> Entries supplied
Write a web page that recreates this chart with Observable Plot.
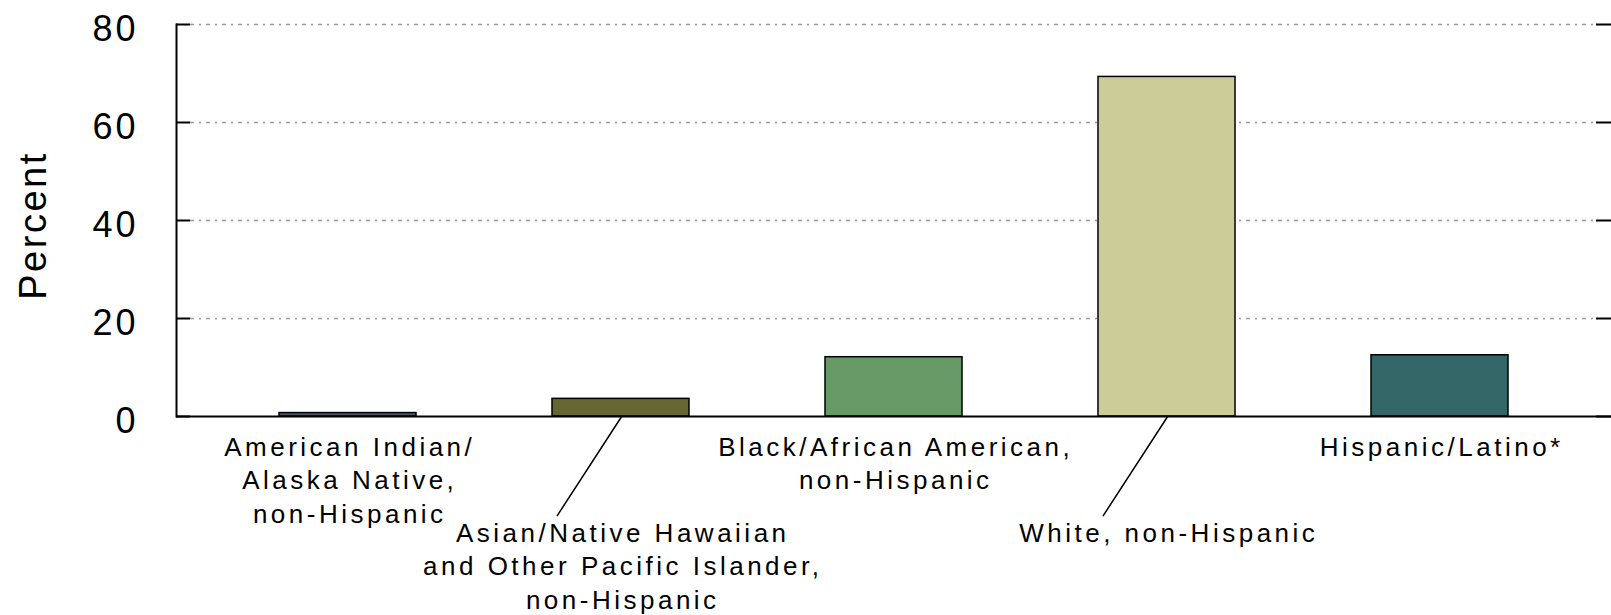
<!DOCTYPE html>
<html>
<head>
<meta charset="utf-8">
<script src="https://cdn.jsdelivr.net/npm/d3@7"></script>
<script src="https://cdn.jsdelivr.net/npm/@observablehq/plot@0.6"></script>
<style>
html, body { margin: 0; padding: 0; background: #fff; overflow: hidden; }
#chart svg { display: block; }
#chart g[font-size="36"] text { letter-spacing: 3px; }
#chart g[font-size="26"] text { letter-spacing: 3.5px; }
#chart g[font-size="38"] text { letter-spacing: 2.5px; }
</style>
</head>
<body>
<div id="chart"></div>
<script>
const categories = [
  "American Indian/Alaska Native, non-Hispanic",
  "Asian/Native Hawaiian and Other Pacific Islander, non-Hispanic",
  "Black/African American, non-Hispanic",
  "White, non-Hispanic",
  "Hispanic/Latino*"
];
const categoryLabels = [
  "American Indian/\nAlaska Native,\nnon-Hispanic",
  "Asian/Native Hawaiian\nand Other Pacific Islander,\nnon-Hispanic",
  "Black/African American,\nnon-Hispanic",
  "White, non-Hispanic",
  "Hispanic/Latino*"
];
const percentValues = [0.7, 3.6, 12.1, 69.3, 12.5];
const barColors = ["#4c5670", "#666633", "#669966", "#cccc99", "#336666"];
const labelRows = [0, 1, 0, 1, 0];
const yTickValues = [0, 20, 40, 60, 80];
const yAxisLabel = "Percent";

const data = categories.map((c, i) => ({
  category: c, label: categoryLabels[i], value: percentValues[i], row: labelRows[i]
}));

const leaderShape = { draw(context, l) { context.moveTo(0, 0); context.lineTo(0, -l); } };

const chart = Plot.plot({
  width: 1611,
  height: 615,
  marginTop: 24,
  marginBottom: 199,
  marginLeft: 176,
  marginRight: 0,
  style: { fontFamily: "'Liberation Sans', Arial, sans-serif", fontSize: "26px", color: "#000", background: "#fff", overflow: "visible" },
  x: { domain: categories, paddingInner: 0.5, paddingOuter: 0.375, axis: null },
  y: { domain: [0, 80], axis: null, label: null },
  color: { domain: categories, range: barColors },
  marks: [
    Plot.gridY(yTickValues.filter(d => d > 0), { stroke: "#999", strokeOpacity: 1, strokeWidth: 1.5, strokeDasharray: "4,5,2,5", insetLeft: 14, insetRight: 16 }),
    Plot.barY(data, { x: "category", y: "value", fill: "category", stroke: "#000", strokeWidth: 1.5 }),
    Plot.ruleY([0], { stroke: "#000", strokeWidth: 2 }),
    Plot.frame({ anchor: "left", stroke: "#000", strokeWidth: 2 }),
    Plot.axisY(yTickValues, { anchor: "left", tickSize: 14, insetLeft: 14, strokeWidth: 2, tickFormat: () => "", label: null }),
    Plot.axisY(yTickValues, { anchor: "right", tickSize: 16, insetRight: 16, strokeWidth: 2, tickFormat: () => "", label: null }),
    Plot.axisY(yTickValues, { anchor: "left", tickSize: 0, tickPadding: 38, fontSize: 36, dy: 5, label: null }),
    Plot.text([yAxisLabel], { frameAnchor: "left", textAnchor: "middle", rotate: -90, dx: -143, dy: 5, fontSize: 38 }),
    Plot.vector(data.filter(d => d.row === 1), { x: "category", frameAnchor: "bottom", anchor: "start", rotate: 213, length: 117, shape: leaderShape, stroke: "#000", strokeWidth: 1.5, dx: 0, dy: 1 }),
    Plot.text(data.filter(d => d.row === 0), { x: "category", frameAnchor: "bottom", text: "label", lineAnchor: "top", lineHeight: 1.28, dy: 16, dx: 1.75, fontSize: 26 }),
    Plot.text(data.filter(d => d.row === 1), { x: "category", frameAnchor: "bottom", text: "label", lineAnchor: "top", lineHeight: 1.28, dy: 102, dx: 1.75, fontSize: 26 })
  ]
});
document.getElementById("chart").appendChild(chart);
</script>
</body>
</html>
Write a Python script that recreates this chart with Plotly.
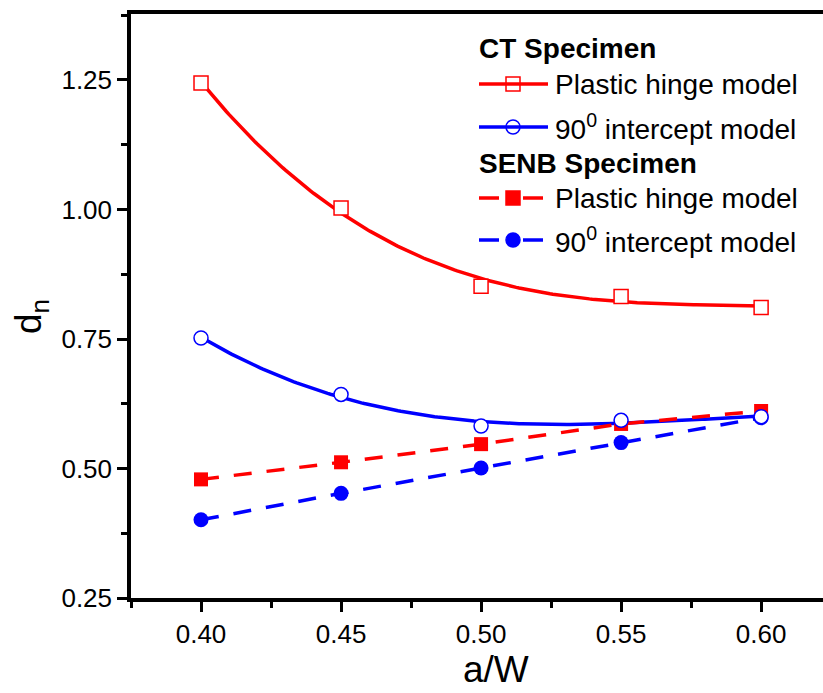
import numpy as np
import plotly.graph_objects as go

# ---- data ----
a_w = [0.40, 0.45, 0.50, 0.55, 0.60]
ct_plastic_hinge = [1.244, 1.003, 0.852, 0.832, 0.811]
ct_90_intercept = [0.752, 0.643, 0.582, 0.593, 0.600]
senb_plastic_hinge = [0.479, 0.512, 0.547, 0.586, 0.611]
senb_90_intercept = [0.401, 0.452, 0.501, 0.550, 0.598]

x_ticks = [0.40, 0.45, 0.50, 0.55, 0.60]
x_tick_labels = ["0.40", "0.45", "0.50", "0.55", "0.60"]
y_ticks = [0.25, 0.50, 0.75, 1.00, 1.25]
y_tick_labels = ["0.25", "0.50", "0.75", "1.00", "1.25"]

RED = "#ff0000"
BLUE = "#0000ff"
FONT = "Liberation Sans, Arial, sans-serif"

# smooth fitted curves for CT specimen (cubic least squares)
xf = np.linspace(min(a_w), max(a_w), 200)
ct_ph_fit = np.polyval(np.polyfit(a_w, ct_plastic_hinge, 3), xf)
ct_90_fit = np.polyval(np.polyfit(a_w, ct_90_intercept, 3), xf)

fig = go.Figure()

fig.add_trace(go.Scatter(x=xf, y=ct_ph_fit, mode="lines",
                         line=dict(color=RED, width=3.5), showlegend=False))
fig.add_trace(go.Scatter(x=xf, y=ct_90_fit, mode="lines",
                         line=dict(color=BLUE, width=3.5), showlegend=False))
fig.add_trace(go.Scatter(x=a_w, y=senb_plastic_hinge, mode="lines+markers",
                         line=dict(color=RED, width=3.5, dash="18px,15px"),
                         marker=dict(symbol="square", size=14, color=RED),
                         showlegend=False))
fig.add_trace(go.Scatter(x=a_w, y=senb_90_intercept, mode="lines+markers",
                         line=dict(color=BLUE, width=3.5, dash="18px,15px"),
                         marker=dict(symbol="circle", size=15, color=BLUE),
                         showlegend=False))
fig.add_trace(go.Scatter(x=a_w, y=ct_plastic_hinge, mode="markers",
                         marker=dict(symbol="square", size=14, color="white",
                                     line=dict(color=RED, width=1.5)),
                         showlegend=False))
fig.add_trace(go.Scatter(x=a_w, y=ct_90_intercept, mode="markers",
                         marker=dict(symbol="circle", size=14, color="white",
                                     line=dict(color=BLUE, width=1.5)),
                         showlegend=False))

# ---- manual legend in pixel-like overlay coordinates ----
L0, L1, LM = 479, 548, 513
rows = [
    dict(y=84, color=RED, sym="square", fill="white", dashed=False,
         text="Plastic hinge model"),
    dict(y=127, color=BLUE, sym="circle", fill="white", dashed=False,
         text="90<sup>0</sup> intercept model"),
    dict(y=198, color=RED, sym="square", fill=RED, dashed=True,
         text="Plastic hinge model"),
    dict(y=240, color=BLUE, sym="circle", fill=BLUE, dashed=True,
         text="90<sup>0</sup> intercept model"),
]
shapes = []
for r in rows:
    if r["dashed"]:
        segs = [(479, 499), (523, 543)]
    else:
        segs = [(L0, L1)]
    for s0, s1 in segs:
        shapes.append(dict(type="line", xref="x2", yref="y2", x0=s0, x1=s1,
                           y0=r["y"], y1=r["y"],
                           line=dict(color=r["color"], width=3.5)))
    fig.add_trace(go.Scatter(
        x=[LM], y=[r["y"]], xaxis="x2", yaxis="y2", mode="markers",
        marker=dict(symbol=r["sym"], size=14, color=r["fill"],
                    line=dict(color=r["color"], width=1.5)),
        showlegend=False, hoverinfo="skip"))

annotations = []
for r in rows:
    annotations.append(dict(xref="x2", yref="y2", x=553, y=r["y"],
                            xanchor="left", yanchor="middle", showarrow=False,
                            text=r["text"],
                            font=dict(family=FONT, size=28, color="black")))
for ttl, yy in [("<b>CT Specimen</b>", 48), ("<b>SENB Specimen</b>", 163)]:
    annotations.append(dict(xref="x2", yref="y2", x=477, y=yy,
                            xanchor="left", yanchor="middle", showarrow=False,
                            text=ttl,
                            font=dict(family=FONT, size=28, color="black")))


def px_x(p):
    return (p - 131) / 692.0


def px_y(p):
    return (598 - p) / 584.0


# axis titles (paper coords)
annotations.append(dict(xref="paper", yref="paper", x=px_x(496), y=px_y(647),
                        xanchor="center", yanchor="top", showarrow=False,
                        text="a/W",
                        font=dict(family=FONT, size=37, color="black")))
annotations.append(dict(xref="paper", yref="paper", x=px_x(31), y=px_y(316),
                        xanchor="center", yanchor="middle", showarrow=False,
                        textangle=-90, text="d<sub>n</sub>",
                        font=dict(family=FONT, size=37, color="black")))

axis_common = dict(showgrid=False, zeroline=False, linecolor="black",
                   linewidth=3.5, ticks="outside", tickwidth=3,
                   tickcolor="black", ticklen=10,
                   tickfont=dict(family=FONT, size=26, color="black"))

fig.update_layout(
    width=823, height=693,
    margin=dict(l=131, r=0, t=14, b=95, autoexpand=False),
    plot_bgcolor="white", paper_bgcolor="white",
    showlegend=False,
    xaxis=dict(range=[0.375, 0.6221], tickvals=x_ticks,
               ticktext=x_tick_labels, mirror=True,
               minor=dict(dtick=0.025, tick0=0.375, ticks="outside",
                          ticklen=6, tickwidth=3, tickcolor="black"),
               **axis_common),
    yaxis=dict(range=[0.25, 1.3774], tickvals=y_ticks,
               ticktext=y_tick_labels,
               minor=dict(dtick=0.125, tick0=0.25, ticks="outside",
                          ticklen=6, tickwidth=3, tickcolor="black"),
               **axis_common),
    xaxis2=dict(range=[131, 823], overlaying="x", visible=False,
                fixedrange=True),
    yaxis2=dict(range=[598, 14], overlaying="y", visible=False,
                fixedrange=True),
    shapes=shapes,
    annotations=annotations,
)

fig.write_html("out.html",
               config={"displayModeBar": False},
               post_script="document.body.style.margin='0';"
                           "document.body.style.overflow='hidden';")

> Requirements
Without the pictures, write out exactly the lines from the one that has "Write a Python" down to the one that has "import plotly.graph_objects as go", both included.

> Response for this exercise
Write a Python script that recreates this chart with Plotly.
import numpy as np
import plotly.graph_objects as go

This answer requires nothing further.